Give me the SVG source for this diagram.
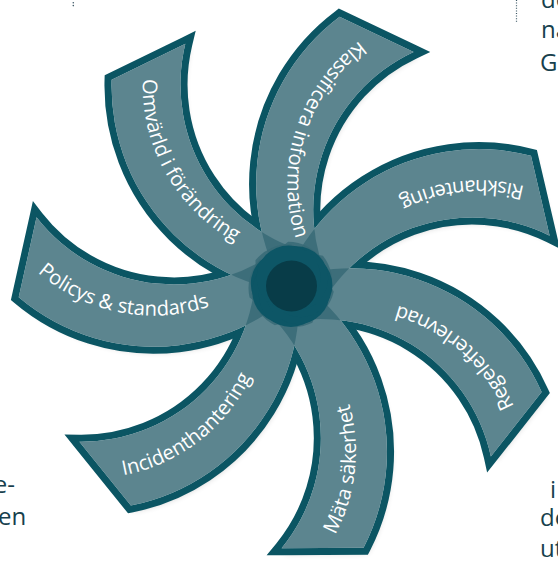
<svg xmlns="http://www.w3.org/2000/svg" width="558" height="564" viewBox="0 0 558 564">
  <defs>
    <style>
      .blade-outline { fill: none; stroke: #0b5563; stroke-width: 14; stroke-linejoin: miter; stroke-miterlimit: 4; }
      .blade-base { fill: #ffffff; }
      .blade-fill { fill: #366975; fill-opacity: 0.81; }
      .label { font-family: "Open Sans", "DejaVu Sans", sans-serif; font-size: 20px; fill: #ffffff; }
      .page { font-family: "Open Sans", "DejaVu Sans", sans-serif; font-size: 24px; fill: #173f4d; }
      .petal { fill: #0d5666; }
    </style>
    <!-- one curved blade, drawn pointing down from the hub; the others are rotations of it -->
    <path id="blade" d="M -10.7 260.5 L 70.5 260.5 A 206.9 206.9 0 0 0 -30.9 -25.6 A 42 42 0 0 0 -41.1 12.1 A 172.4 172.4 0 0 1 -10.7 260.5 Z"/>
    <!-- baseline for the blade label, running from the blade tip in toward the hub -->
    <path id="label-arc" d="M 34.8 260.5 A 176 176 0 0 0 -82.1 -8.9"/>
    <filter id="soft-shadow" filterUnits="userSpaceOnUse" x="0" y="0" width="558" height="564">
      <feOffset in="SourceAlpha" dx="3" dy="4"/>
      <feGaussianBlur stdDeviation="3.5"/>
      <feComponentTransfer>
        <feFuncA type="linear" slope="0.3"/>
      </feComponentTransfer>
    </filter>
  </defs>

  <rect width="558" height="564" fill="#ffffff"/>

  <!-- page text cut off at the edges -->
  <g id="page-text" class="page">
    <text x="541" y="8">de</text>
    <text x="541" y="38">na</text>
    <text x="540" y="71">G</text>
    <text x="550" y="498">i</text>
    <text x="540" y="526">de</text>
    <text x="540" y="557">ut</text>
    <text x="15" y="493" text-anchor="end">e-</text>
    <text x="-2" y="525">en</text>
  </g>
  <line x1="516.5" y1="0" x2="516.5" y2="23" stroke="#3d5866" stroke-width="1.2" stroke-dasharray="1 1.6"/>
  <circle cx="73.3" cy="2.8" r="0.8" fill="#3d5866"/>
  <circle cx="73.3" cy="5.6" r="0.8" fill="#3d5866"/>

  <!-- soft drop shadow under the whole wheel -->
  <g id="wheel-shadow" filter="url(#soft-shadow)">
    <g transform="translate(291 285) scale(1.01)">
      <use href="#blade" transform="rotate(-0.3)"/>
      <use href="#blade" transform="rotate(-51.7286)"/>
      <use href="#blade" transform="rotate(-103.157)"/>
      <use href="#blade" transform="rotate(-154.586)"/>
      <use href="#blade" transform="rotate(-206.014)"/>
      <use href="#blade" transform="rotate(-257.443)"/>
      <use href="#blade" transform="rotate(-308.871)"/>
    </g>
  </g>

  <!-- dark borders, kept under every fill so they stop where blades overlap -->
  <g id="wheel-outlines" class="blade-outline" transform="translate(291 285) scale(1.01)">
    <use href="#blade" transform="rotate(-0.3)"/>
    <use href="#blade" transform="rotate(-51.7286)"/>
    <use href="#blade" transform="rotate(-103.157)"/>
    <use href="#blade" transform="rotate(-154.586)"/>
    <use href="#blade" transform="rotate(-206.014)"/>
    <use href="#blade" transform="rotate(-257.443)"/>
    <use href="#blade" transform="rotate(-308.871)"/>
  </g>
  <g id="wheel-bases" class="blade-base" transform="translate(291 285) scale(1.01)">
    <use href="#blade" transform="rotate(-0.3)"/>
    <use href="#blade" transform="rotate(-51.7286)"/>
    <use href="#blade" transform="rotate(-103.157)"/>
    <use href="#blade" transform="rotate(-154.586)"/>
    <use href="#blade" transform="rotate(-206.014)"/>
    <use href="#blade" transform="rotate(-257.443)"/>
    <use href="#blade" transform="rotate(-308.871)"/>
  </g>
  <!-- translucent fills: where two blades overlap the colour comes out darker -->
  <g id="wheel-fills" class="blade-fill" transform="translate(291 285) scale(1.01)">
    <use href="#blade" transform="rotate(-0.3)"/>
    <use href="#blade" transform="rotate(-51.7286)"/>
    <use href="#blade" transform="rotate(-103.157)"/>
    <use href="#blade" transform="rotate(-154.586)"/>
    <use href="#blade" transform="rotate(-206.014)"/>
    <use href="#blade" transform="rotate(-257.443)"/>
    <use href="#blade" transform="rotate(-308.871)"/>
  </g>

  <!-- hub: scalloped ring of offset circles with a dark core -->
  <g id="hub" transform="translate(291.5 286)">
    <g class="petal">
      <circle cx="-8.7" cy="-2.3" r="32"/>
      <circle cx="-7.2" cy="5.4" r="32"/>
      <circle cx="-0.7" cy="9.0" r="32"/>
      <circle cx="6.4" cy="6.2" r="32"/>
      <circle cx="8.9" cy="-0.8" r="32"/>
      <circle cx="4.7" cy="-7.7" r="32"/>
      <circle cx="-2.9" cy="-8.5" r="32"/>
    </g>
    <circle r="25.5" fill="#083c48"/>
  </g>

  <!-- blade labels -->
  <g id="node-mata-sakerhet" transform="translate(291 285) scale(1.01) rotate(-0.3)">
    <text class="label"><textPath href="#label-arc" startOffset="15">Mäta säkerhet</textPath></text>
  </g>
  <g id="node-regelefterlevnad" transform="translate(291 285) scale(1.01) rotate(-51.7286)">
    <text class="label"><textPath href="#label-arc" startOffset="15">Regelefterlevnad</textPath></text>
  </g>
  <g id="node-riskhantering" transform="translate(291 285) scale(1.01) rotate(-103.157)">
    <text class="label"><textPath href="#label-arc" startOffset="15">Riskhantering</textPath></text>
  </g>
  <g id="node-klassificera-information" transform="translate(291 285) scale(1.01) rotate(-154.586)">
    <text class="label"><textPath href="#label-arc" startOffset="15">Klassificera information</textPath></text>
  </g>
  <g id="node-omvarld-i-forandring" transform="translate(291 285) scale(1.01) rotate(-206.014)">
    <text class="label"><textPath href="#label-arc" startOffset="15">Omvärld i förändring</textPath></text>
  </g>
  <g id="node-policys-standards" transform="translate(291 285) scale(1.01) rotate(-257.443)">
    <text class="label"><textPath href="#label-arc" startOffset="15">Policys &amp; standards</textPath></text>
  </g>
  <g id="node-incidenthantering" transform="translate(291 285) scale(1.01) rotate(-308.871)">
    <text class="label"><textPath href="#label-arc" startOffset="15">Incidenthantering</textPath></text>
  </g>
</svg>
# # # #
WHAT THE EXERCISE ASKS>
Working from the material above, transcribe it exactly while omitting pictures.

ANSWER FOR THIS EXERCISE>
Give me the SVG source for this diagram.
<svg xmlns="http://www.w3.org/2000/svg" width="558" height="564" viewBox="0 0 558 564">
  <defs>
    <style>
      .blade-outline { fill: none; stroke: #0b5563; stroke-width: 14; stroke-linejoin: miter; stroke-miterlimit: 4; }
      .blade-base { fill: #ffffff; }
      .blade-fill { fill: #366975; fill-opacity: 0.81; }
      .label { font-family: "Open Sans", "DejaVu Sans", sans-serif; font-size: 20px; fill: #ffffff; }
      .page { font-family: "Open Sans", "DejaVu Sans", sans-serif; font-size: 24px; fill: #173f4d; }
      .petal { fill: #0d5666; }
    </style>
    <!-- one curved blade, drawn pointing down from the hub; the others are rotations of it -->
    <path id="blade" d="M -10.7 260.5 L 70.5 260.5 A 206.9 206.9 0 0 0 -30.9 -25.6 A 42 42 0 0 0 -41.1 12.1 A 172.4 172.4 0 0 1 -10.7 260.5 Z"/>
    <!-- baseline for the blade label, running from the blade tip in toward the hub -->
    <path id="label-arc" d="M 34.8 260.5 A 176 176 0 0 0 -82.1 -8.9"/>
    <filter id="soft-shadow" filterUnits="userSpaceOnUse" x="0" y="0" width="558" height="564">
      <feOffset in="SourceAlpha" dx="3" dy="4"/>
      <feGaussianBlur stdDeviation="3.5"/>
      <feComponentTransfer>
        <feFuncA type="linear" slope="0.3"/>
      </feComponentTransfer>
    </filter>
  </defs>

  <rect width="558" height="564" fill="#ffffff"/>

  <!-- page text cut off at the edges -->
  <g id="page-text" class="page">
    <text x="541" y="8">de</text>
    <text x="541" y="38">na</text>
    <text x="540" y="71">G</text>
    <text x="550" y="498">i</text>
    <text x="540" y="526">de</text>
    <text x="540" y="557">ut</text>
    <text x="15" y="493" text-anchor="end">e-</text>
    <text x="-2" y="525">en</text>
  </g>
  <line x1="516.5" y1="0" x2="516.5" y2="23" stroke="#3d5866" stroke-width="1.2" stroke-dasharray="1 1.6"/>
  <circle cx="73.3" cy="2.8" r="0.8" fill="#3d5866"/>
  <circle cx="73.3" cy="5.6" r="0.8" fill="#3d5866"/>

  <!-- soft drop shadow under the whole wheel -->
  <g id="wheel-shadow" filter="url(#soft-shadow)">
    <g transform="translate(291 285) scale(1.01)">
      <use href="#blade" transform="rotate(-0.3)"/>
      <use href="#blade" transform="rotate(-51.7286)"/>
      <use href="#blade" transform="rotate(-103.157)"/>
      <use href="#blade" transform="rotate(-154.586)"/>
      <use href="#blade" transform="rotate(-206.014)"/>
      <use href="#blade" transform="rotate(-257.443)"/>
      <use href="#blade" transform="rotate(-308.871)"/>
    </g>
  </g>

  <!-- dark borders, kept under every fill so they stop where blades overlap -->
  <g id="wheel-outlines" class="blade-outline" transform="translate(291 285) scale(1.01)">
    <use href="#blade" transform="rotate(-0.3)"/>
    <use href="#blade" transform="rotate(-51.7286)"/>
    <use href="#blade" transform="rotate(-103.157)"/>
    <use href="#blade" transform="rotate(-154.586)"/>
    <use href="#blade" transform="rotate(-206.014)"/>
    <use href="#blade" transform="rotate(-257.443)"/>
    <use href="#blade" transform="rotate(-308.871)"/>
  </g>
  <g id="wheel-bases" class="blade-base" transform="translate(291 285) scale(1.01)">
    <use href="#blade" transform="rotate(-0.3)"/>
    <use href="#blade" transform="rotate(-51.7286)"/>
    <use href="#blade" transform="rotate(-103.157)"/>
    <use href="#blade" transform="rotate(-154.586)"/>
    <use href="#blade" transform="rotate(-206.014)"/>
    <use href="#blade" transform="rotate(-257.443)"/>
    <use href="#blade" transform="rotate(-308.871)"/>
  </g>
  <!-- translucent fills: where two blades overlap the colour comes out darker -->
  <g id="wheel-fills" class="blade-fill" transform="translate(291 285) scale(1.01)">
    <use href="#blade" transform="rotate(-0.3)"/>
    <use href="#blade" transform="rotate(-51.7286)"/>
    <use href="#blade" transform="rotate(-103.157)"/>
    <use href="#blade" transform="rotate(-154.586)"/>
    <use href="#blade" transform="rotate(-206.014)"/>
    <use href="#blade" transform="rotate(-257.443)"/>
    <use href="#blade" transform="rotate(-308.871)"/>
  </g>

  <!-- hub: scalloped ring of offset circles with a dark core -->
  <g id="hub" transform="translate(291.5 286)">
    <g class="petal">
      <circle cx="-8.7" cy="-2.3" r="32"/>
      <circle cx="-7.2" cy="5.4" r="32"/>
      <circle cx="-0.7" cy="9.0" r="32"/>
      <circle cx="6.4" cy="6.2" r="32"/>
      <circle cx="8.9" cy="-0.8" r="32"/>
      <circle cx="4.7" cy="-7.7" r="32"/>
      <circle cx="-2.9" cy="-8.5" r="32"/>
    </g>
    <circle r="25.5" fill="#083c48"/>
  </g>

  <!-- blade labels -->
  <g id="node-mata-sakerhet" transform="translate(291 285) scale(1.01) rotate(-0.3)">
    <text class="label"><textPath href="#label-arc" startOffset="15">Mäta säkerhet</textPath></text>
  </g>
  <g id="node-regelefterlevnad" transform="translate(291 285) scale(1.01) rotate(-51.7286)">
    <text class="label"><textPath href="#label-arc" startOffset="15">Regelefterlevnad</textPath></text>
  </g>
  <g id="node-riskhantering" transform="translate(291 285) scale(1.01) rotate(-103.157)">
    <text class="label"><textPath href="#label-arc" startOffset="15">Riskhantering</textPath></text>
  </g>
  <g id="node-klassificera-information" transform="translate(291 285) scale(1.01) rotate(-154.586)">
    <text class="label"><textPath href="#label-arc" startOffset="15">Klassificera information</textPath></text>
  </g>
  <g id="node-omvarld-i-forandring" transform="translate(291 285) scale(1.01) rotate(-206.014)">
    <text class="label"><textPath href="#label-arc" startOffset="15">Omvärld i förändring</textPath></text>
  </g>
  <g id="node-policys-standards" transform="translate(291 285) scale(1.01) rotate(-257.443)">
    <text class="label"><textPath href="#label-arc" startOffset="15">Policys &amp; standards</textPath></text>
  </g>
  <g id="node-incidenthantering" transform="translate(291 285) scale(1.01) rotate(-308.871)">
    <text class="label"><textPath href="#label-arc" startOffset="15">Incidenthantering</textPath></text>
  </g>
</svg>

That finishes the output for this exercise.